───── Excerpted records

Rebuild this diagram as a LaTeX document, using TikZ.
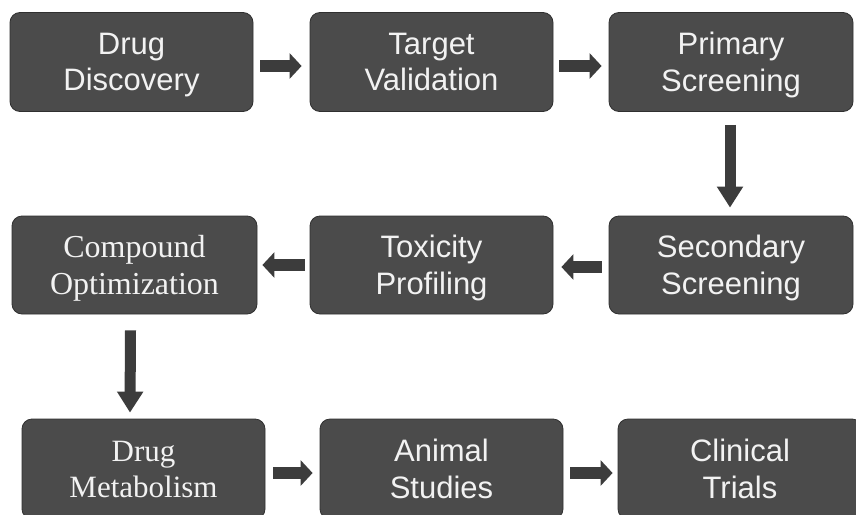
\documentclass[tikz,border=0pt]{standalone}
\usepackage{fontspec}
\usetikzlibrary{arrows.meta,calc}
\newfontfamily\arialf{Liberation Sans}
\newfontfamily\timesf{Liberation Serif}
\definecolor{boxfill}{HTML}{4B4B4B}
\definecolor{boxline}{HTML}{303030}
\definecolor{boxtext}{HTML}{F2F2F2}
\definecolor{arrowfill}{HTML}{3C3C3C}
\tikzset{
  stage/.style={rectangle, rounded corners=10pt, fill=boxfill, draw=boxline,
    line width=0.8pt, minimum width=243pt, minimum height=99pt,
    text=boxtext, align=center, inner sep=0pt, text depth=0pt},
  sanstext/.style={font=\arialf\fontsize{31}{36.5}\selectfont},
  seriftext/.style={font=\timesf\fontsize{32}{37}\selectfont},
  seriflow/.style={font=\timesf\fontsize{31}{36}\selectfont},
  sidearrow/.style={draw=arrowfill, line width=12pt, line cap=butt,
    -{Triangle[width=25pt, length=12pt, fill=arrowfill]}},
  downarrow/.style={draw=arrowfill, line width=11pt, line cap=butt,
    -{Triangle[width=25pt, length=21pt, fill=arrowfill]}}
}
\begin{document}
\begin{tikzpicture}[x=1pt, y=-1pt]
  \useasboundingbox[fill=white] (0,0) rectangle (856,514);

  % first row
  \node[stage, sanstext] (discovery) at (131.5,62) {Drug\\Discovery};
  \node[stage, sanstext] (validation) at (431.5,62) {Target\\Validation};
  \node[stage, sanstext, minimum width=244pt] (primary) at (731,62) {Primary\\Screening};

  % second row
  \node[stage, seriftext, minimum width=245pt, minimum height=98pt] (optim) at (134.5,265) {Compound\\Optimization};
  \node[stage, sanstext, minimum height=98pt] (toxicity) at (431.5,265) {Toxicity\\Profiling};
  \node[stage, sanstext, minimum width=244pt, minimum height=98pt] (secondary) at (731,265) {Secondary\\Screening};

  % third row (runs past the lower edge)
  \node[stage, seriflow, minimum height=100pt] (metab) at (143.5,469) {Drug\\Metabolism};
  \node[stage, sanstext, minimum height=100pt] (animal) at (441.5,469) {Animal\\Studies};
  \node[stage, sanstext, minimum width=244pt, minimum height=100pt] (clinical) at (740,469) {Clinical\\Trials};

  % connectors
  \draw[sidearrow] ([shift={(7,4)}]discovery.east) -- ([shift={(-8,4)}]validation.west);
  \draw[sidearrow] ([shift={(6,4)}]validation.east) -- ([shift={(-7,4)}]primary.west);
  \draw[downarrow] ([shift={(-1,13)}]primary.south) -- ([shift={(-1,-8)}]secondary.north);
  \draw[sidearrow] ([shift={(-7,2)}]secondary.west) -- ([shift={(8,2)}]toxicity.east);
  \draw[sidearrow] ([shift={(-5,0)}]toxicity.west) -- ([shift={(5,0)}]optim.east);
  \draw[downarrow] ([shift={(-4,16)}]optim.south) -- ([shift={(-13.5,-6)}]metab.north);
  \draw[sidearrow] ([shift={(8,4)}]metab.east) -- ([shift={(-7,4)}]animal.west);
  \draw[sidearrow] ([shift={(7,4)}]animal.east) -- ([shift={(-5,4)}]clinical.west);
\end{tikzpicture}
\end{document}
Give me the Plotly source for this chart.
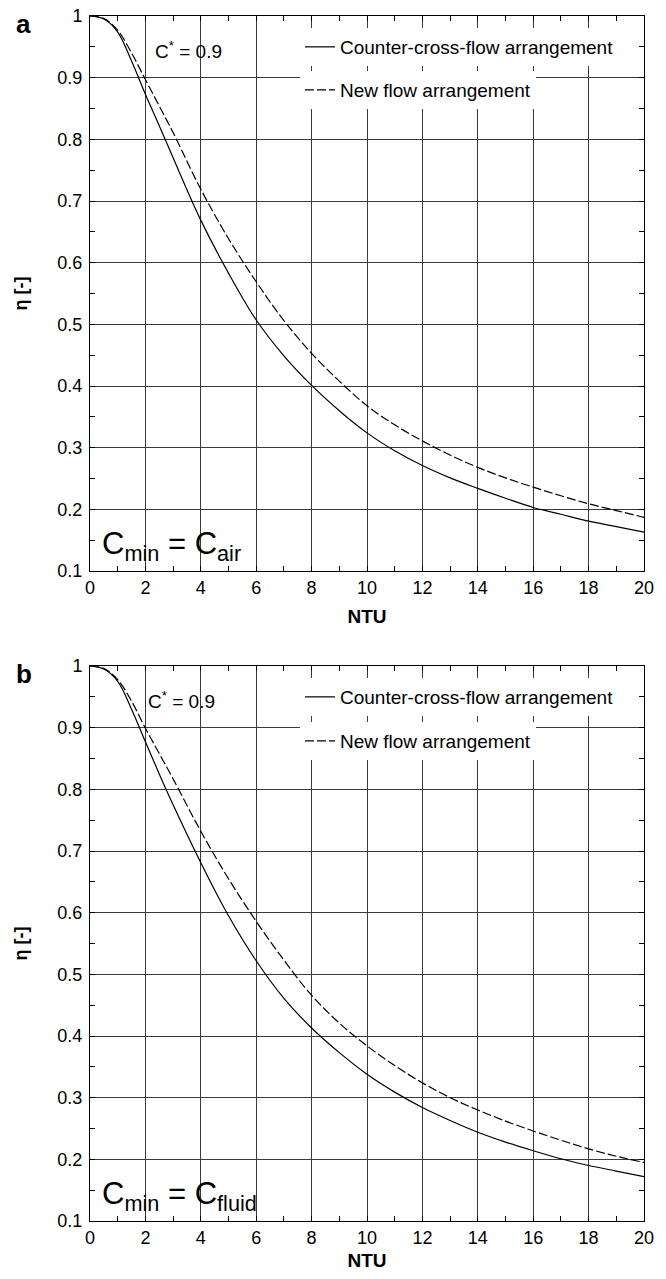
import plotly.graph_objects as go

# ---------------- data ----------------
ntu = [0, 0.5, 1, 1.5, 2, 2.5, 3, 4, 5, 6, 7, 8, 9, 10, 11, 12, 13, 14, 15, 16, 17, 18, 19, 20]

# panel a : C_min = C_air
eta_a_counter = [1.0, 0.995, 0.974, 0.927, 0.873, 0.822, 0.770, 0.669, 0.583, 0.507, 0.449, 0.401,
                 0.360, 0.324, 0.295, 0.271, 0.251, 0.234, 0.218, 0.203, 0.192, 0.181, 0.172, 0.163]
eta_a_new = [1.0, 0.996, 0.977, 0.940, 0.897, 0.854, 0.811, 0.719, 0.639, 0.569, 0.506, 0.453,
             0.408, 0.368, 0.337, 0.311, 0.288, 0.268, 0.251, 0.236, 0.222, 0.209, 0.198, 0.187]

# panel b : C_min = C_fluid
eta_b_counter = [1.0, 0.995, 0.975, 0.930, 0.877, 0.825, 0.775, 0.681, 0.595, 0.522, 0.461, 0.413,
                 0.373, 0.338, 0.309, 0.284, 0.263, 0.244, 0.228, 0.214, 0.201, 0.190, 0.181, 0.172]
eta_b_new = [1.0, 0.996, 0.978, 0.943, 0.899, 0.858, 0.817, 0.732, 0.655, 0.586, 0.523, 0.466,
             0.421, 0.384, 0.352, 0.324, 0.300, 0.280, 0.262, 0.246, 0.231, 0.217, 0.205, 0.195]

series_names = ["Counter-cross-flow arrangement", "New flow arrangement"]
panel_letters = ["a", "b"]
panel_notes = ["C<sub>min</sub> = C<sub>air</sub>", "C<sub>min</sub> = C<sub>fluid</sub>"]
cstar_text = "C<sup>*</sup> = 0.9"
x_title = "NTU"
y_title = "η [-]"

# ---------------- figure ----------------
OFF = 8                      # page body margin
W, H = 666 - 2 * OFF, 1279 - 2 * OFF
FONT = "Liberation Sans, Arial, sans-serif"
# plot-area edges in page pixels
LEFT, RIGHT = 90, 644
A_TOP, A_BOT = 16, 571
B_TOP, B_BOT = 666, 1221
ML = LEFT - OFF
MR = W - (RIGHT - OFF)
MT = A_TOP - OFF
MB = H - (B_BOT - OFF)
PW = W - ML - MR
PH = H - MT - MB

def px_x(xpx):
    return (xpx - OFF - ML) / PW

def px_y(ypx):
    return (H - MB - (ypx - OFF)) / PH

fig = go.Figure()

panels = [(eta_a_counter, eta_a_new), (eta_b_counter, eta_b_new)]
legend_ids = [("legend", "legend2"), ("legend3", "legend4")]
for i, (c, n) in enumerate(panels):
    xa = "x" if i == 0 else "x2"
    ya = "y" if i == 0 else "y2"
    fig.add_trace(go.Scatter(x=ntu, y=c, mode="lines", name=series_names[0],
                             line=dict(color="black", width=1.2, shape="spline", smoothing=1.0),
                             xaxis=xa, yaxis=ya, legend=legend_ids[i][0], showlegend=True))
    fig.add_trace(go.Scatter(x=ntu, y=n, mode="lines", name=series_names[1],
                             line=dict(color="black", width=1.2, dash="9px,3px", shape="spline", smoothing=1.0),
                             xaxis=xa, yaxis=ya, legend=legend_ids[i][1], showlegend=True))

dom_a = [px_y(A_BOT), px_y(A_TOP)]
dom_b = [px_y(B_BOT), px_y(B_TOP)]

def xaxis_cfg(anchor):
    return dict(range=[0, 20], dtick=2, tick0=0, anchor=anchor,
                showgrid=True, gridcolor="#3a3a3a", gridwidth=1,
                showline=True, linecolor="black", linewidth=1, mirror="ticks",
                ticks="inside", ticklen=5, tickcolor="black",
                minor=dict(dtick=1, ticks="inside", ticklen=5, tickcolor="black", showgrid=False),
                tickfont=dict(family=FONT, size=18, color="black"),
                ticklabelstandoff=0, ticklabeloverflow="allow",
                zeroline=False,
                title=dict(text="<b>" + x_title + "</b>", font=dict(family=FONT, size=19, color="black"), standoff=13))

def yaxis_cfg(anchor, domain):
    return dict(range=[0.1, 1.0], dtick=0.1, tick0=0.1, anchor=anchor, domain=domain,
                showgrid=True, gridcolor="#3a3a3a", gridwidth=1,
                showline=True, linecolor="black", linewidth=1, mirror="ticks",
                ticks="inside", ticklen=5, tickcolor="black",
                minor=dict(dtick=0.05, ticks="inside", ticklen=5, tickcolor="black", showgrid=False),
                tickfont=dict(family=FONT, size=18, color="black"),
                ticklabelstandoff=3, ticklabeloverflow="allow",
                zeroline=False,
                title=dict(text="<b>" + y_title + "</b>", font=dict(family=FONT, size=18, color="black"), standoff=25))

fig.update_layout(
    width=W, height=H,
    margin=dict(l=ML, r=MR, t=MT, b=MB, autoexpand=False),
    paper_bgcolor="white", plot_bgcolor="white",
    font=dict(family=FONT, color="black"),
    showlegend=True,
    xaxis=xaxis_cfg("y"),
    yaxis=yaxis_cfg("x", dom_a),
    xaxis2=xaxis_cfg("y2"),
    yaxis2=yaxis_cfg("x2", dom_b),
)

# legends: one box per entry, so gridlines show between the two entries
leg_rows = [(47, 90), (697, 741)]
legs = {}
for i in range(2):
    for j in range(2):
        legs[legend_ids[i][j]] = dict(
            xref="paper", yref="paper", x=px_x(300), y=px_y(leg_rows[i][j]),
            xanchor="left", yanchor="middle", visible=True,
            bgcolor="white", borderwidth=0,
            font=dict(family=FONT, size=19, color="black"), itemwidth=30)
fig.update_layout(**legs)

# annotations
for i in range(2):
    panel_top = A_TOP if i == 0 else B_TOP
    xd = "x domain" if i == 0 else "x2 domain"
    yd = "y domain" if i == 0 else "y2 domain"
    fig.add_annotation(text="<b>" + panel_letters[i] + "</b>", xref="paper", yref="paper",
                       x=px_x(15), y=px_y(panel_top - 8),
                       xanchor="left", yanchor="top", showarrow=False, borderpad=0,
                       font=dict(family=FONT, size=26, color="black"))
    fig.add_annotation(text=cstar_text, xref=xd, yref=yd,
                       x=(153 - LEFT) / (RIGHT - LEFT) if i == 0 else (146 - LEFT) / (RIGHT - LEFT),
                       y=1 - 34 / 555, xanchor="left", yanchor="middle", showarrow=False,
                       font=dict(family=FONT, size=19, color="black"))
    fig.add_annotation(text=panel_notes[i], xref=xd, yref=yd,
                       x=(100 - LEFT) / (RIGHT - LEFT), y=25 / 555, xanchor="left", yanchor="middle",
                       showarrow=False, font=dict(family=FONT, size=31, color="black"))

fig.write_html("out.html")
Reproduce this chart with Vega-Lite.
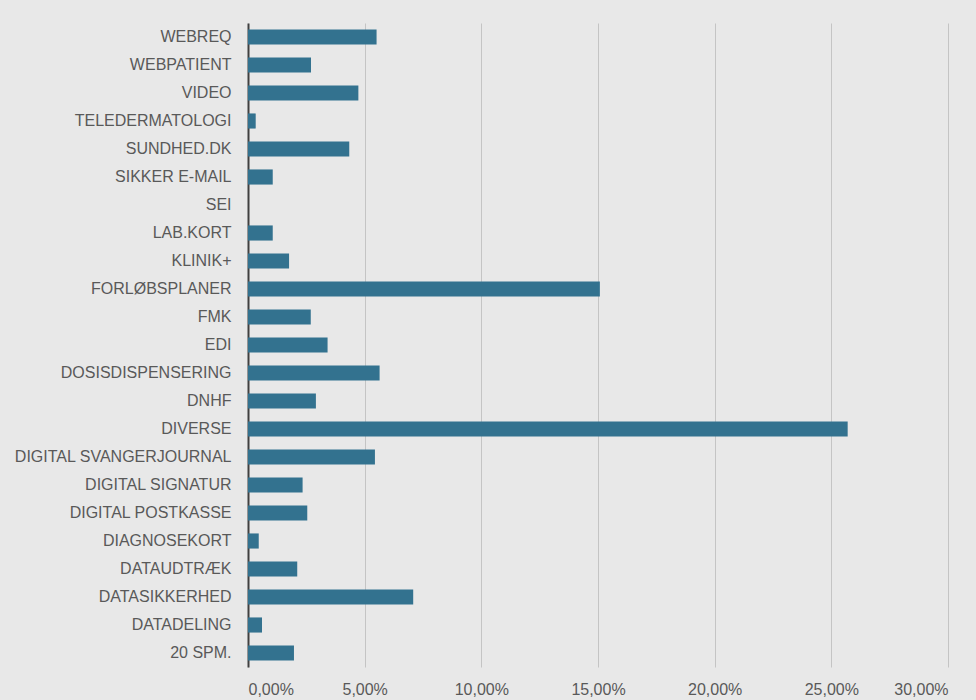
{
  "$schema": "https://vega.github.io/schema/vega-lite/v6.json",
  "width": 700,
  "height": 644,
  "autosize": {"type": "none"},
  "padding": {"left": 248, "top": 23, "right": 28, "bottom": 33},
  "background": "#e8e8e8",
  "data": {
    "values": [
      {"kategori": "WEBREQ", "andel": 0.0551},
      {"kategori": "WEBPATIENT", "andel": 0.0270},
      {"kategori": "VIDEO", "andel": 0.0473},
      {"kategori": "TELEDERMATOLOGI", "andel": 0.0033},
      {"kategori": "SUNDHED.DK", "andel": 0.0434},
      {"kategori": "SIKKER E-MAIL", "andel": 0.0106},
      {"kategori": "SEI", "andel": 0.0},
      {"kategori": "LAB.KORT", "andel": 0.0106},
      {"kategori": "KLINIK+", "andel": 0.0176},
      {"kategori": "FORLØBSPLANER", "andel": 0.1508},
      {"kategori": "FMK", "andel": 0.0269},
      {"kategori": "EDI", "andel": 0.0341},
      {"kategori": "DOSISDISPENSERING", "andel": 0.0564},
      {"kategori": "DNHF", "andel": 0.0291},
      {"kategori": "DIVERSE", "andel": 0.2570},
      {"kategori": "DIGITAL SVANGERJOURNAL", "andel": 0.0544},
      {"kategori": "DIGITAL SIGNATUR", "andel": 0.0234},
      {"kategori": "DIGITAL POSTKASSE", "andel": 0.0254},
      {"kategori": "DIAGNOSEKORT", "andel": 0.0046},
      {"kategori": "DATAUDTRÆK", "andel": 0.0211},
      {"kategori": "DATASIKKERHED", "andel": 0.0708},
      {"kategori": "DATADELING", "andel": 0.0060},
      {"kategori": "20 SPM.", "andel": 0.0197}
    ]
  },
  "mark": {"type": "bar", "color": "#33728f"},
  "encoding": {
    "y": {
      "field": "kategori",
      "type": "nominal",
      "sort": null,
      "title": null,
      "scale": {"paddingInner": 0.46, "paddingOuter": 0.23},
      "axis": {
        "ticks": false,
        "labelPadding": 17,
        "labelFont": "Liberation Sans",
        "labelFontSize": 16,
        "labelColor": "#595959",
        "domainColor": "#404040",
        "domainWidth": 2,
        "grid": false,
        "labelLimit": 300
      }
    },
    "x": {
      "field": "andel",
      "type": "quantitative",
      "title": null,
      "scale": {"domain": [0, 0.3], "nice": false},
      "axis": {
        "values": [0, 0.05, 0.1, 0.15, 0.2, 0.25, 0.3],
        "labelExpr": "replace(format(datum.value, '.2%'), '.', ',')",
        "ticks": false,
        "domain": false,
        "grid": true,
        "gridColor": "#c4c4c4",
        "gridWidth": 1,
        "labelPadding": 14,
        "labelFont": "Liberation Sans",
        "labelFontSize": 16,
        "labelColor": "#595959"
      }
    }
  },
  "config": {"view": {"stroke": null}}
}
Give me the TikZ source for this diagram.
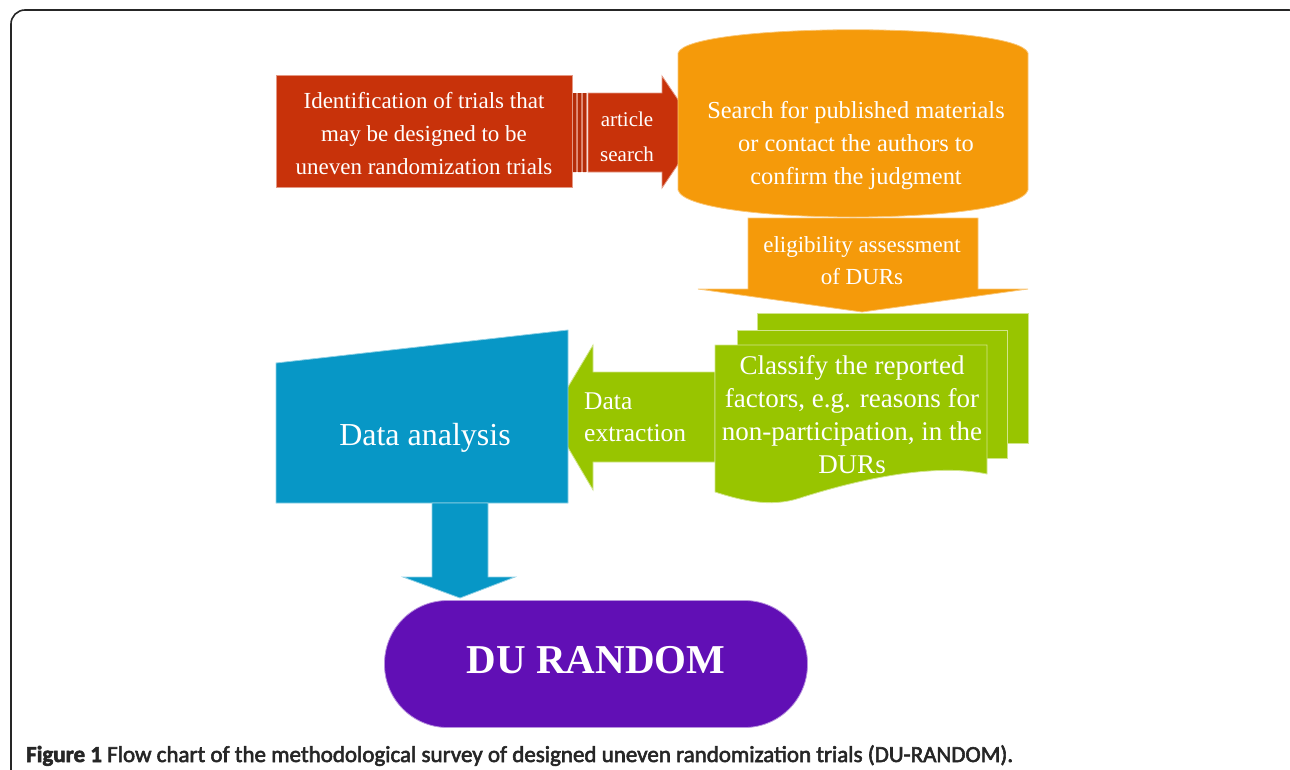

──────────

Search the listing for the word "chart" and return each line that holds it.

**Output below**
Give me the Plotly source for this chart.
Reproduce this chart with Vega-Lite.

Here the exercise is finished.